**AIM OF THE TASK**
Locate the string "this" in the records below. Copy every line where it occurs.

**RECORDS SHOWN**
** BEGIN **

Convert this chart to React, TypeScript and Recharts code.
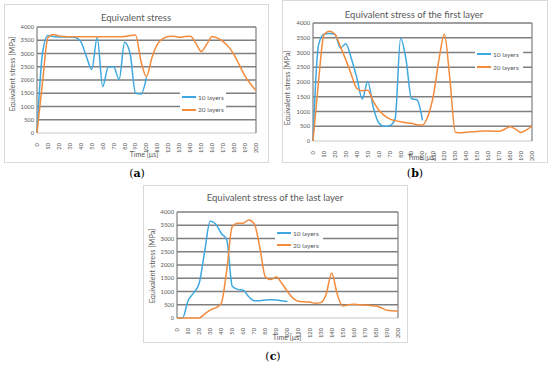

** END **
** BEGIN **

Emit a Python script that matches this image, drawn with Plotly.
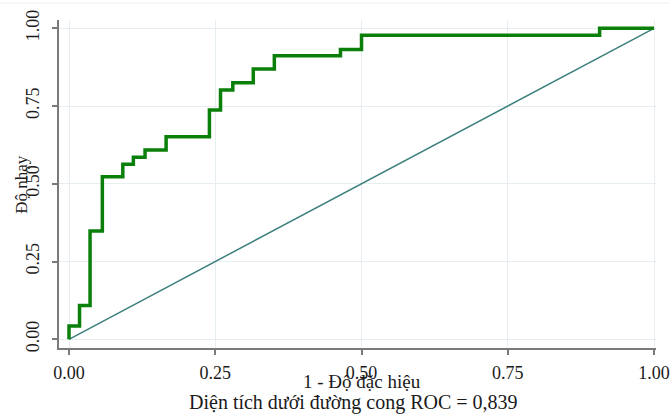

** END **
** BEGIN **

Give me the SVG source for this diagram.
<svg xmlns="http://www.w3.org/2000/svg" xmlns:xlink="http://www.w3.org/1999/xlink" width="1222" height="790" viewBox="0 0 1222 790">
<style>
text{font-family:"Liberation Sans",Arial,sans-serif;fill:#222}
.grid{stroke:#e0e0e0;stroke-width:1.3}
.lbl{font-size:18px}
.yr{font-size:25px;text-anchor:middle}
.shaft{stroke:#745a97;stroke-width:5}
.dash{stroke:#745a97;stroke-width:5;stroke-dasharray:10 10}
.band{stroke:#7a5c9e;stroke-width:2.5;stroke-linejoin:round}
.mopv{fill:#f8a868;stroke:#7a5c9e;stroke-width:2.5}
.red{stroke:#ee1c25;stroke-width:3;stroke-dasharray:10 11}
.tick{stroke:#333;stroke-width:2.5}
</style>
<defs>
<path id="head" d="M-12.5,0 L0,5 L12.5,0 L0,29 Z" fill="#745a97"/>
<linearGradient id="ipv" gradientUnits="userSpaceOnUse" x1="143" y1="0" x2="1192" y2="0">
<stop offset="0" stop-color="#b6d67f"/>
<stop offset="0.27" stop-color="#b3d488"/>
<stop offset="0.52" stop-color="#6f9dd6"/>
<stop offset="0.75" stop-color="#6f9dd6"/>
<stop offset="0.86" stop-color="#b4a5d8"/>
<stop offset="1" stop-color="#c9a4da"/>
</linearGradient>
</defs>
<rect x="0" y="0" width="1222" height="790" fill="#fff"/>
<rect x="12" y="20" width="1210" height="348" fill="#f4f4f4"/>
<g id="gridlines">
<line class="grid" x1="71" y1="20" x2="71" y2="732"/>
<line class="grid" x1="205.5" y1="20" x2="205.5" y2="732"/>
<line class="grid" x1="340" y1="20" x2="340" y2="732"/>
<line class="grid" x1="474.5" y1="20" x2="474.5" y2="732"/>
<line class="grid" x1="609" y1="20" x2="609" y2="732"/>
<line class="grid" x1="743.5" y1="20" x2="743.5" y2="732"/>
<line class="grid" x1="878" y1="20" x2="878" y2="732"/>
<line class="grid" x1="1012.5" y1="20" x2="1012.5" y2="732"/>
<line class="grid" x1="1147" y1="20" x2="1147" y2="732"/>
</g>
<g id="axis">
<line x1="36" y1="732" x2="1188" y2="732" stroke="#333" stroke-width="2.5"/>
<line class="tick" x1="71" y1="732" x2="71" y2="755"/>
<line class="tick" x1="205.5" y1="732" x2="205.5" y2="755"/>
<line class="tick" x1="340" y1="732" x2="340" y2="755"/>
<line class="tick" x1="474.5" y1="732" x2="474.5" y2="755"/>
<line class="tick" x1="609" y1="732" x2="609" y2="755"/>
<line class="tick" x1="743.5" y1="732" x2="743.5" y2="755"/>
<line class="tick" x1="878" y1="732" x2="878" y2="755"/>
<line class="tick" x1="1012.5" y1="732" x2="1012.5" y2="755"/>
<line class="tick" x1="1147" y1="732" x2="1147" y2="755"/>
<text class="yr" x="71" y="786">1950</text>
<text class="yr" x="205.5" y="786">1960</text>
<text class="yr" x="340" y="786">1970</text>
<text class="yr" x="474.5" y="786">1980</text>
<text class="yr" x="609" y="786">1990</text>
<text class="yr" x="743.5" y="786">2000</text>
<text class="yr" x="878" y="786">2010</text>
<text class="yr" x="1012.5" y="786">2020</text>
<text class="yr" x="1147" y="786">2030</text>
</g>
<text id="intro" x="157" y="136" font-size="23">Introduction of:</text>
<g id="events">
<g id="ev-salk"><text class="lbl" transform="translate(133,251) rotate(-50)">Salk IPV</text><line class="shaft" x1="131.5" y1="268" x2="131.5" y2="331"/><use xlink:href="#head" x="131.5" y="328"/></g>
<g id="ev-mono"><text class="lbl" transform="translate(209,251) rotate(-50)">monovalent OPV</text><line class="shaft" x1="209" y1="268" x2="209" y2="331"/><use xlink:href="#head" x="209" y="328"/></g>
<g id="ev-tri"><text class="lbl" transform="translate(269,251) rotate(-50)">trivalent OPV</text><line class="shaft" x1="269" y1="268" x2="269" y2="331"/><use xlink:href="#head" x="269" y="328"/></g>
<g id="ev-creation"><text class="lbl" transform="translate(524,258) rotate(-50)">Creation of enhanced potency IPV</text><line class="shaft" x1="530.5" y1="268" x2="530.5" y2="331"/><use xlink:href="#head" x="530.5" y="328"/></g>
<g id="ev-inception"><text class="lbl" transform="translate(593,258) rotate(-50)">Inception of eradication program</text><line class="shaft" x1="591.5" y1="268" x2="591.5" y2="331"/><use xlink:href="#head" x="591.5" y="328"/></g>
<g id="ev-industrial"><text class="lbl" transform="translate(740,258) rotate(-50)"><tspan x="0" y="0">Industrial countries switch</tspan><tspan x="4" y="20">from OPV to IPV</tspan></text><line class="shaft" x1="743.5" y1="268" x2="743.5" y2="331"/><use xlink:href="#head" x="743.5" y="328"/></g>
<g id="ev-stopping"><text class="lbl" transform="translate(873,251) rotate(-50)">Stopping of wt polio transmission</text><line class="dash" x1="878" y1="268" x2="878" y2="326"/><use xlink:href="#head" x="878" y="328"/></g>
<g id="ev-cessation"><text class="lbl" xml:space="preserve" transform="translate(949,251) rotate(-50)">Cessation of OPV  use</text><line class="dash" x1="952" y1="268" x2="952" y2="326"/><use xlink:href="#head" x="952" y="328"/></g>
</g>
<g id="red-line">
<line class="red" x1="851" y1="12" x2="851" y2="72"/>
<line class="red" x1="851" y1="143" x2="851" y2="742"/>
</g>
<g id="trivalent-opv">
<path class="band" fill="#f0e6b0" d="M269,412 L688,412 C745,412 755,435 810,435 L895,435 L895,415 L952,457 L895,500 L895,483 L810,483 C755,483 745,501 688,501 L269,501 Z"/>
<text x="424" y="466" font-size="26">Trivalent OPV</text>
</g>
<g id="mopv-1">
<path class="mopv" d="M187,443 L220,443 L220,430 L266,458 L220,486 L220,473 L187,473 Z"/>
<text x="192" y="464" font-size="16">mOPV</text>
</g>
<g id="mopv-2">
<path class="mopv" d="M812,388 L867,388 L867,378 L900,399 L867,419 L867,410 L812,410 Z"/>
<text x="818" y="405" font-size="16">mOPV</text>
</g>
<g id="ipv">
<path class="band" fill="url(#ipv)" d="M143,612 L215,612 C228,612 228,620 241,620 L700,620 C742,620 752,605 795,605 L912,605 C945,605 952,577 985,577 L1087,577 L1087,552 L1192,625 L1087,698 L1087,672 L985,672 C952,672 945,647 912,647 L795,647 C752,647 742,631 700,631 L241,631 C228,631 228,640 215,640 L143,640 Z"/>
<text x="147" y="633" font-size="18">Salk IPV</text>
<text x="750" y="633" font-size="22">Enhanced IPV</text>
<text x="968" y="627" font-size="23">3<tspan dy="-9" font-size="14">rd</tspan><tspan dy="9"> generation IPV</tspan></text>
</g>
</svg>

** END **

**CORRECT RESULT**
Convert this chart to React, TypeScript and Recharts code.
Emit a Python script that matches this image, drawn with Plotly.
Give me the SVG source for this diagram.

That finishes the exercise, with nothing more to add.